THE VIRUS PROGRAM THAT CRIPPLED THE BERKELEY UNIX COMPUTERS ON ARPANET

By CBR Staff Writer

We are currently under attack…. was the message sent sent out across the US by a beseiged computer scientist at the University of California at Berkeley in the early hours of Thursday morning, November 3 (CI No 1,052). The assailant was a computer virus that caused the most extensive penetration of computer systems yet known by this type of intrusion. Upwards of 6,000 computers – mainly DEC VAXes and Sun Microsystems workstations running Berkeley Unix were immobilised from late Wednesday evening and onwards by a self-reproducing program which choked up memory banks, panicking US military bases, corporations and universities across the country. A full scale review of computer security in the US is expected as a result, and a post mortem conference was held in Washington last week. The virus is thought to have been transmitted by 23-year-old Cornell University graduate Robert Morris, son of a well-known US computer security scientist, ironically alleged to be one of the original creators of viruses back in the 1960s as a harmless game dreamed up at AT&T Bell Laboratories. The group kept quiet about its little game until 1983, when one of them revealed the secrets in a speech. The virus is believed to have been fed into the Internet communications network via Arpanet at Massachusetts Institute of Technology.

A fortune in man-hours The virus was intended to travel slowly and secretly through networks, spreading by means of a back door left in the Berkeley Unix electronic mail installation program, which is intended to be erased after installation, but seldom is.
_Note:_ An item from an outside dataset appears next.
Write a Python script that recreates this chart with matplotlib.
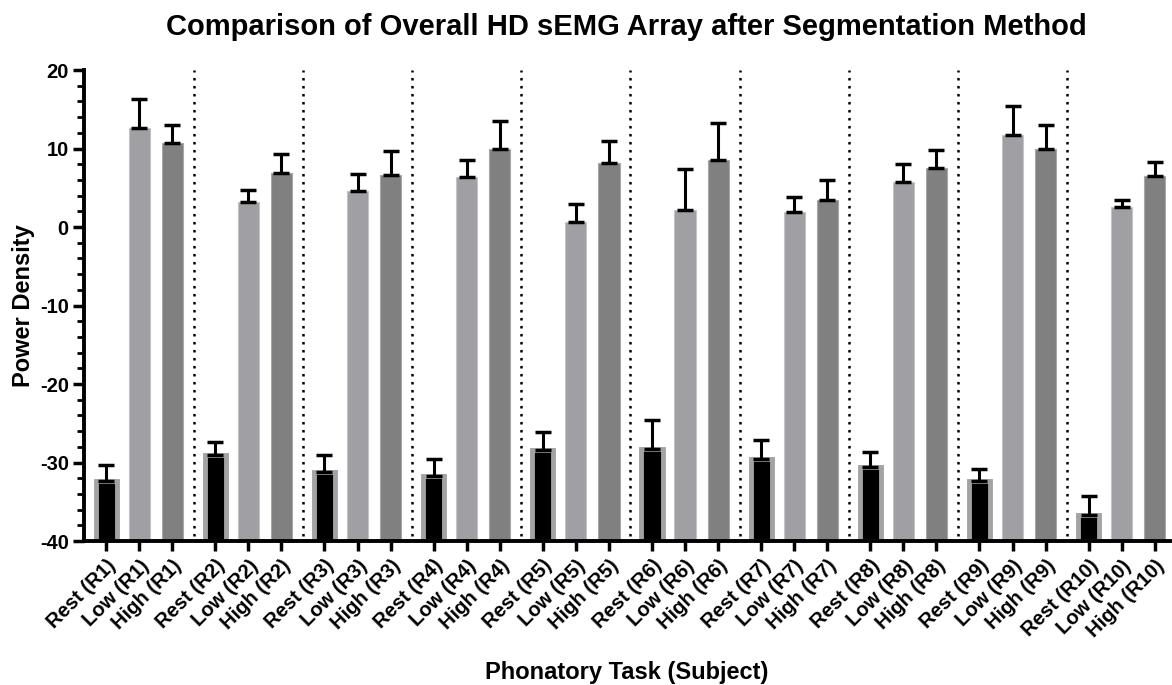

A bug in the virus program made it replicate many times faster than intended and by the time a remedy was sent out the lines of communication were far too loaded for it to be received – or had they had been disconnected from the network as a defence. Instead, technicians across the US spent a fortune in man-hours devising blocks and traps to counter the attack, and was thought to have been contained within 24 hours of its outbreak – a tentative estimate because the virus had a tenacious ability to recall itself over and over again even when a system appeared to have been successfully vaccinated against it. Although swamping the memory of its host system, there have been no reports of it destroying or damaging files in any way. There are no reports of the virus spreading through international networks, University College London being the European focal point of Arpanet, but in at least some cases UK systems administrators were warned not to open suspicious messages in the electronic mail. Do not think the worst has occurred, warns John McAfee of InterPath Corp, a California security firm, talking to USA Today. From all indications, within the next two years, there are viruses that will make this Arpanet thing look like child’s play. There are probably 100,000 people in the US who could have launched the attack you saw last week, added University of Cincinnati computer professor Fred Cohen. Before the Arpanet attack, perhaps the worst virus epidemic was the one that hit IBM’s 35,000 terminal worldwide network last Christmas. Users got a message asking them to type Christmas. When they did, they sent the virus on to every person on their electronic mailing lists.